I came across Barnett Newman today…(have no idea why except maybe because I love Banksy and am following this story) …Newman’s work also sells for millions of dollars and to my eye it’s just crap…! I’ll take full responsibility and whatever flak might come my way from saying that but ffs it’s just not art…x :slight_smile:


(Paul Flinders) #35

I don’t think I’d go so far as to call it crap, minimalist pure abstraction perhaps and I might even go so far as to say he abstracted any art right out of his work but it isn’t actually displeasing to look at.


(Helen Wright) #36

Last sold for almost $44 million usd…


(Ann Coe) #37

I can paint you a really good copy for 44 euros Helen :rofl:


(Chris Kite) #38

This is what Sotheby’s had to say…

Onement VI by Barnett Newman overwhelms and seduces the viewer with the totality of its sensual, cascading washes of vibrant blue coexisting with Newman’s vertical “Sign” of the human presence, his iconic and revolutionary “zip.” As a portal to the sublime, the limitless realm of sumptuous color envelops the viewer and brings life to Newman’s assertion that his monumental canvases be experienced up close rather than from a distance. The demarcation of the zip, in its placement, form and complementary hue of light blue, serves both a temporal and spatial purpose in the expansive and personalized experience of this masterpiece of Newman’s aesthetic.

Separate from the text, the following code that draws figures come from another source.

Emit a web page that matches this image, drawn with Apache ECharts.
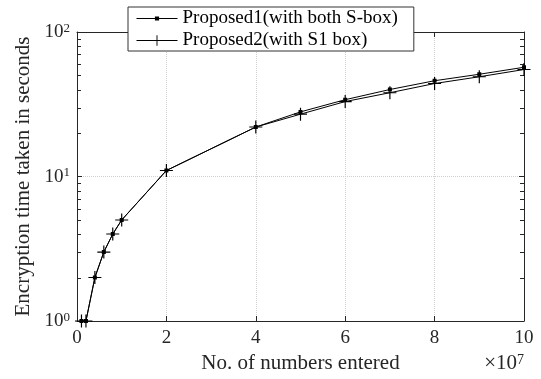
<!DOCTYPE html>
<html><head><meta charset="utf-8">
<script src="https://cdn.jsdelivr.net/npm/echarts@6/dist/echarts.min.js"></script>
<style>html,body{margin:0;padding:0;background:#fff}#c{width:541px;height:379px}</style>
</head><body><div id="c"></div>
<script>
const xValues = [1e6, 2e6, 4e6, 6e6, 8e6, 1e7, 2e7, 4e7, 5e7, 6e7, 7e7, 8e7, 9e7, 1e8];
const proposed1 = [1, 1, 2, 3, 4, 5, 11, 22, 28, 34, 40, 46, 51, 57];
const proposed2 = [1, 1, 2, 3, 4, 5, 11, 22, 27, 33, 38, 44, 49, 55];
const seriesNames = ['Proposed1(with both S-box)', 'Proposed2(with S1 box)'];
const xTickLabels = ['0', '2', '4', '6', '8', '10'];
const yMinorTicks = [2, 3, 4, 5, 6, 7, 8, 9, 20, 30, 40, 50, 60, 70, 80, 90];

const FONT = 'Liberation Serif';
const TXT = '#262626';
const AX = '#262626';
// plus marker
const plusPath = 'path://M-0.09,-1L0.09,-1L0.09,-0.09L1,-0.09L1,0.09L0.09,0.09L0.09,1L-0.09,1L-0.09,0.09L-1,0.09L-1,-0.09L-0.09,-0.09Z';
// small square "point" marker within a larger (empty) bounding box
const dotPath = 'path://M-1,-1L-1,-1Z M1,1L1,1Z M-0.4,-0.4L0.4,-0.4L0.4,0.4L-0.4,0.4Z';

const chart = echarts.init(document.getElementById('c'), null, {renderer: 'canvas'});
const xCommon = {type: 'value', min: 0, max: 1e8, interval: 2e7};
const yCommon = {type: 'log', min: 1, max: 100, logBase: 10};
chart.setOption({
  animation: false,
  backgroundColor: '#fff',
  grid: {left: 77, right: 17, top: 32, bottom: 58, containLabel: false},
  legend: {
    data: seriesNames, orient: 'vertical', left: 128, top: 7,
    itemWidth: 41, itemHeight: 13, itemGap: 3, padding: [2, 16, 1, 8],
    backgroundColor: '#fff', borderColor: '#333', borderWidth: 1, borderRadius: 0,
    lineStyle: {width: 1},
    textStyle: {fontFamily: FONT, fontSize: 19, color: '#000'}
  },
  xAxis: [
    Object.assign({}, xCommon, {
      position: 'bottom',
      name: 'No. of numbers entered', nameLocation: 'middle', nameGap: 25,
      nameTextStyle: {fontFamily: FONT, fontSize: 21, color: TXT},
      axisLine: {show: true, onZero: false, lineStyle: {color: AX, width: 1}},
      axisTick: {show: true, inside: true, length: 5, lineStyle: {color: AX}},
      axisLabel: {fontFamily: FONT, fontSize: 19, color: TXT, margin: 8,
        formatter: v => xTickLabels[Math.round(v / 2e7)]},
      splitLine: {show: true, lineStyle: {type: 'dotted', color: '#cfcfcf', width: 1}}
    }),
    Object.assign({}, xCommon, {
      position: 'top',
      axisLine: {show: true, onZero: false, lineStyle: {color: AX, width: 1}},
      axisTick: {show: true, inside: true, length: 5, lineStyle: {color: AX}},
      axisLabel: {show: false}, splitLine: {show: false}
    })
  ],
  yAxis: [
    Object.assign({}, yCommon, {
      position: 'left',
      name: 'Encryption time taken in seconds', nameLocation: 'middle', nameGap: 40, nameRotate: 90,
      nameTextStyle: {fontFamily: FONT, fontSize: 21, color: TXT},
      axisLine: {show: true, onZero: false, lineStyle: {color: AX, width: 1}},
      axisTick: {show: true, inside: true, length: 5, lineStyle: {color: AX}},
      axisLabel: {margin: 7, formatter: v => '{b|10}{s|' + Math.round(Math.log10(v)) + '}',
        rich: {
          b: {fontFamily: FONT, fontSize: 19, color: TXT, verticalAlign: 'bottom', lineHeight: 20},
          s: {fontFamily: FONT, fontSize: 13, color: TXT, verticalAlign: 'top', lineHeight: 13}
        }},
      splitLine: {show: true, lineStyle: {type: 'dotted', color: '#cfcfcf', width: 1}}
    }),
    Object.assign({}, yCommon, {
      position: 'right',
      axisLine: {show: true, onZero: false, lineStyle: {color: AX, width: 1}},
      axisTick: {show: true, inside: true, length: 5, lineStyle: {color: AX}},
      axisLabel: {show: false}, splitLine: {show: false}
    })
  ],
  graphic: [{
    type: 'text', right: 17, top: 353,
    style: {text: '{m|×10}{s|7}', rich: {
      m: {fontFamily: FONT, fontSize: 21, fill: TXT, verticalAlign: 'bottom', lineHeight: 21},
      s: {fontFamily: FONT, fontSize: 14, fill: TXT, verticalAlign: 'top', lineHeight: 14}
    }}
  }],
  series: [
    {
      name: seriesNames[0], type: 'line', xAxisIndex: 0, yAxisIndex: 0, clip: false,
      data: xValues.map((x, i) => [x, proposed1[i]]),
      symbol: dotPath, symbolSize: 10, showAllSymbol: true,
      lineStyle: {color: '#000', width: 1}, itemStyle: {color: '#000', borderWidth: 0}, z: 3
    },
    {
      name: seriesNames[1], type: 'line', xAxisIndex: 0, yAxisIndex: 0, clip: false,
      data: xValues.map((x, i) => [x, proposed2[i]]),
      symbol: plusPath, symbolSize: 13, showAllSymbol: true,
      lineStyle: {color: '#000', width: 1}, itemStyle: {color: '#000', borderWidth: 0}, z: 3
    },
    {
      type: 'custom', silent: true, xAxisIndex: 0, yAxisIndex: 0, clip: false,
      data: yMinorTicks.map(v => [0, v]),
      renderItem: function (params, api) {
        const v = api.value(1);
        const l = api.coord([0, v]);
        const r = api.coord([1e8, v]);
        const y = Math.round(l[1]) + 0.5;
        return {type: 'group', children: [
          {type: 'line', shape: {x1: l[0], y1: y, x2: l[0] + 4, y2: y}, style: {stroke: AX, lineWidth: 1}},
          {type: 'line', shape: {x1: r[0] - 4, y1: y, x2: r[0], y2: y}, style: {stroke: AX, lineWidth: 1}}
        ]};
      }
    }
  ]
});
</script></body></html>
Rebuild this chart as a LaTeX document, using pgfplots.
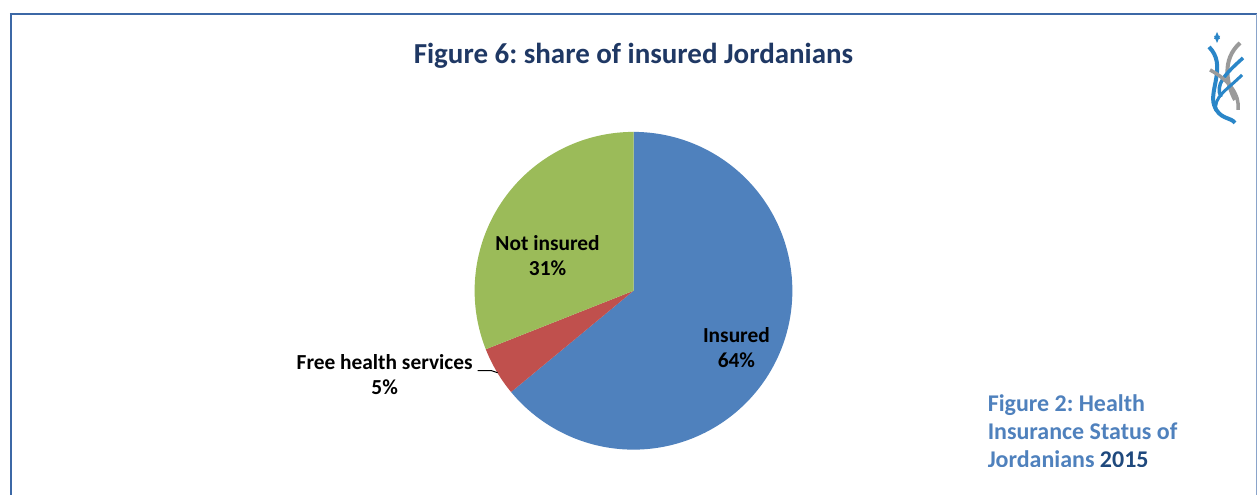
\documentclass[border=0pt]{standalone}
\usepackage{pgfplots}
\pgfplotsset{compat=1.18}
\usepackage{fontspec}
\setmainfont{Carlito}
\frenchspacing
\definecolor{pieblue}{HTML}{4F81BD}
\definecolor{piered}{HTML}{C0504D}
\definecolor{piegreen}{HTML}{9BBB59}
\definecolor{titlecol}{HTML}{1F3864}
\definecolor{framecol}{HTML}{3C68A6}
\definecolor{capblue}{HTML}{4F81BD}
\definecolor{capdark}{HTML}{1F497D}
\definecolor{logoblue}{HTML}{2A86C8}
\definecolor{logogrey}{HTML}{9A9A9A}
% shares in percent
\def\vIns{64}
\def\vFree{5}
\def\vNot{31}
\begin{document}
\begin{tikzpicture}
\begin{axis}[x=1pt, y=1pt, xmin=0, xmax=1258, ymin=0, ymax=495,
  hide axis, clip=false]
\path[fill=white] (axis cs:0,0) rectangle (axis cs:1258,495);
% frame
\draw[framecol, line width=2.5pt] (axis cs:11,0) -- (axis cs:11,481);
\draw[framecol, line width=2pt] (axis cs:10,481) -- (axis cs:1258,481);
\draw[framecol!60, line width=1pt] (axis cs:1257,481) -- (axis cs:1257,0);
% pie
\pgfmathsetmacro{\aA}{90-3.6*\vIns}
\pgfmathsetmacro{\aB}{\aA-3.6*\vFree}
\pgfmathsetmacro{\aC}{\aB-3.6*\vNot}
\addplot[draw=none, fill=pieblue, domain=\aA:90, samples=150, variable=\t]
  ({634+159*cos(\t)},{204+159*sin(\t)}) -- (axis cs:634,204) -- cycle;
\addplot[draw=none, fill=piered, domain=\aB:\aA, samples=20, variable=\t]
  ({634+159*cos(\t)},{204+159*sin(\t)}) -- (axis cs:634,204) -- cycle;
\addplot[draw=none, fill=piegreen, domain=\aC:\aB, samples=100, variable=\t]
  ({634+159*cos(\t)},{204+159*sin(\t)}) -- (axis cs:634,204) -- cycle;
% labels
\node[font=\fontsize{21.4}{25.5}\selectfont\bfseries, align=center] at (axis cs:737,147) {Insured\\64\%};
\node[font=\fontsize{21.4}{25.5}\selectfont\bfseries, align=center] at (axis cs:548,239) {Not insured\\31\%};
\node[font=\fontsize{21.4}{25.5}\selectfont\bfseries, align=center] at (axis cs:385,120) {Free health services\\5\%};
\draw[black, line width=1pt] (axis cs:478,124) -- (axis cs:492,124) -- (axis cs:498,122);
% title
\node[font=\fontsize{29}{33}\selectfont\bfseries, text=titlecol] at (axis cs:634,439) {Figure 6: share of insured Jordanians};
% caption at bottom right (clipped)
\begin{scope}
\clip (axis cs:970,28) rectangle (axis cs:1250,110);
\node[font=\fontsize{24}{28}\selectfont\bfseries, text=capblue, align=left, anchor=north west] at (axis cs:985,104)
  {Figure 2: Health\\Insurance Status of\\Jordanians \textcolor{capdark}{2015}};
\end{scope}
% logo (decorative)
\fill[logoblue] (axis cs:1218,463) -- (axis cs:1221,456) -- (axis cs:1215,456) -- cycle;
\fill[logoblue] (axis cs:1218,452) -- (axis cs:1221,459) -- (axis cs:1215,459) -- cycle;
\draw[logoblue, line width=4pt] (axis cs:1210,448) .. controls (axis cs:1228,430) and (axis cs:1210,405) .. (axis cs:1215,390) .. controls (axis cs:1220,375) and (axis cs:1232,378) .. (axis cs:1236,372);
\draw[logogrey, line width=4pt] (axis cs:1241,452) .. controls (axis cs:1222,435) and (axis cs:1228,410) .. (axis cs:1236,395);
\draw[logoblue, line width=3.5pt] (axis cs:1244,437) .. controls (axis cs:1225,420) and (axis cs:1216,410) .. (axis cs:1222,398);
\draw[logogrey, line width=3.5pt] (axis cs:1211,425) .. controls (axis cs:1230,415) and (axis cs:1241,400) .. (axis cs:1239,385);
\draw[logoblue, line width=3pt] (axis cs:1243,420) .. controls (axis cs:1228,405) and (axis cs:1214,398) .. (axis cs:1217,384);
\end{axis}
\end{tikzpicture}
\end{document}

Took the words right out of my mouth🤣


(Ann Coe) #39

I think a touch of verbal diarrhea on the part of Sothebys there, what an absolute load of BS ! :scream:


(Paul Flinders) #40

I’m with Ann on this one - while I would happily hang this work in our living room £/$/€ 44 seems rather more in the realms of what I would be willing to part with than 44 million.

But as the good Dr Haywood says - the artistic “merit” has little to do with the cachet and the price.